Mais la principale caractéristique du groupe tient à sa vocaliste remarquable, Brenna Leath. Soyons factuels, c’est elle qui transcende ces compos. On pense parfois à  Lisa Kekaula des Bellrays, à Beth Hart, à Stevie Nicks ou Chrissie Hynde avec plus de coffre… C’est dire ! Impeccable et juste dans tous les styles susmentionnés, puissante (« Magnetic », « Wildfire »), plus discrète lorsque nécessaire (« Out for blood »), elle va taper dans des registres blues ou soul avec une efficacité et une technique bluffantes (« Oblivion », « Renegade »). Sa capacité à mettre son potentiel en retrait la distingue de certaines vocalistes qui au contraire s’appuient sur les compos pour se mettre en avant (suivez mon regard vers la blonde vocaliste d’un groupe suédois à succès et à fort turnover…). Quant aux autres musiciens, ils sont impeccables, avec une mention spéciale à Mike Dean, très attendu, et qui pourtant se fond dans le décor lui aussi avec une déférence remarquable : le bassiste que l’on sait talentueux pourrait mettre en avant son instrument et son style très technique, mais là aussi son jeu est super discret, il joue à plein son rôle de support rythmique et ne vient jamais marcher sur les plate-bandes d’Erik Sugg à la gratte. Bref, on a sous les yeux les composantes d’un vrai groupe, et certainement pas ni d’un all-star band, ni d’un vague projet approximatif.

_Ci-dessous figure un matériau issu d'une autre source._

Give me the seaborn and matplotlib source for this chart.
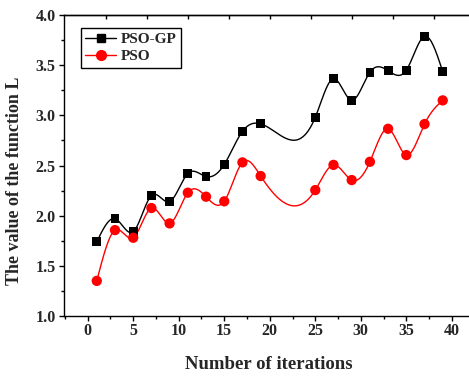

Lightning Born (l’album et le groupe) est donc une très bonne surprise, là où notre cynisme nous faisait craindre une forte déception et/ou un plan marketing trop beau pour être vrai. On est bien loin du side project que l’on craignait, vendu au lance-pierre à grands coups de stickers « avec Mike Dean de COC ». C’est un groupe très intéressant, qui démontre des qualités déjà affirmées. Si son jeune âge est un indice de sa marge de progression, on attend la suite de pied ferme, et en particulier leur incarnation scénique si possible.